Part of Mets fans’ interest is their chronic fatigue with the present ownership group, which is only partly fair. The Mets have spent plenty of years — not always productive ones — with fat payrolls. Just not as often in the 12 years since Bernie Madoff made off with so much of their presumed wealth. The last dozen years have been an almost daily argument between the Wilpon/Katz family and their fans, the owners insisting they’re in the game to win it, the fans less convinced.
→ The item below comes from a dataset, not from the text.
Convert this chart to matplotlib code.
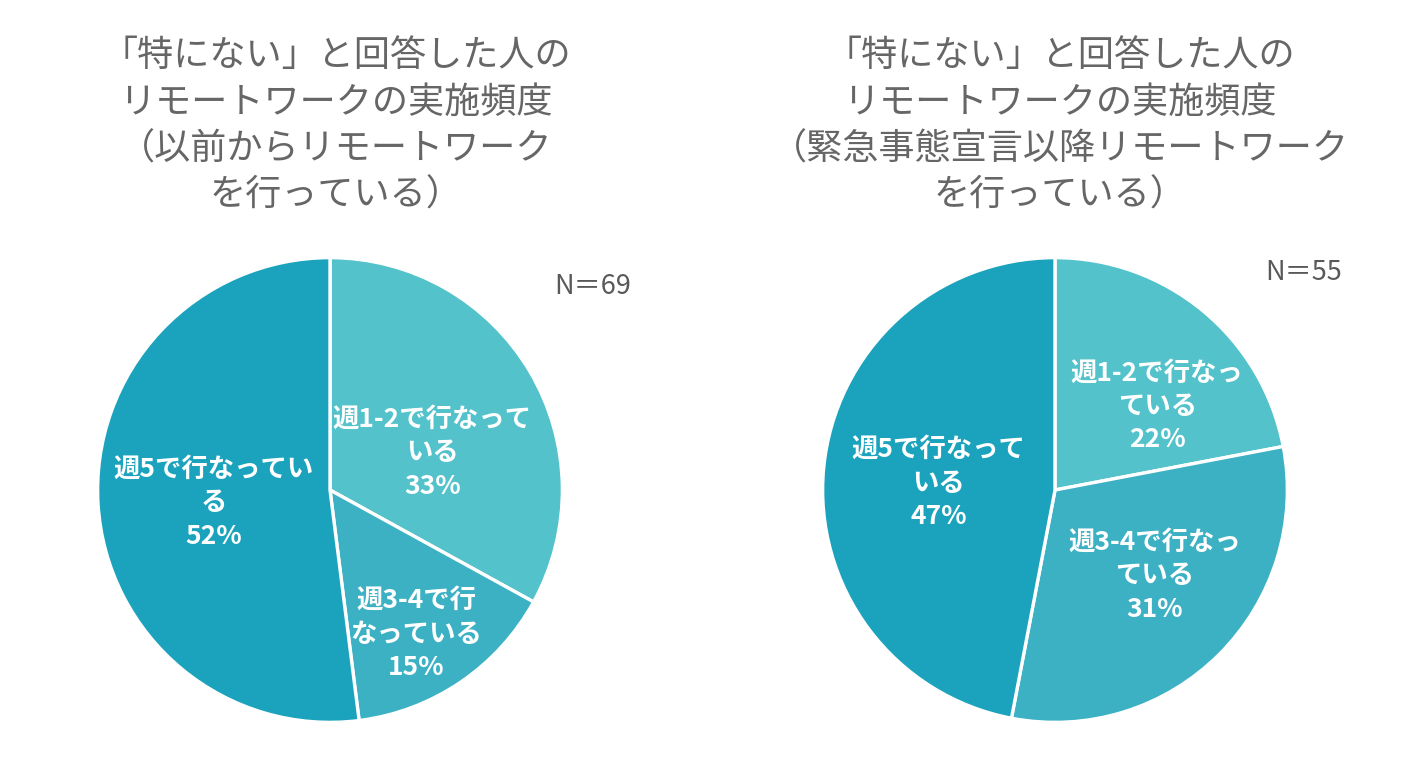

And as with real baseball games, the fans have had their hearts toyed with. In 2011, it was another deep-pocketed savior named David Einhorn who flirted with buying a huge stake in the team before that faded. Cohen was thought to have preemptively blown the field away back in December, but that fell apart two months later.

Thursday, though, felt different. Thursday felt real. These are legit bids. These are legit hopefuls, all of whom want to join an exclusive fraternity that has included names such as O’Malley and Stoneham and Ruppert. There are few places quite like it. The Red Sox have had three owners since Tom Yawkey died in 1976. The Dodgers have had three since Peter O’Malley sold out in 1998.

The next opening to own a New York baseball team isn’t scheduled to arrive until sometime around 2048 or so, using history as our guide. Make the bids good ones, kids. You aren’t likely to get another shot for quite a while.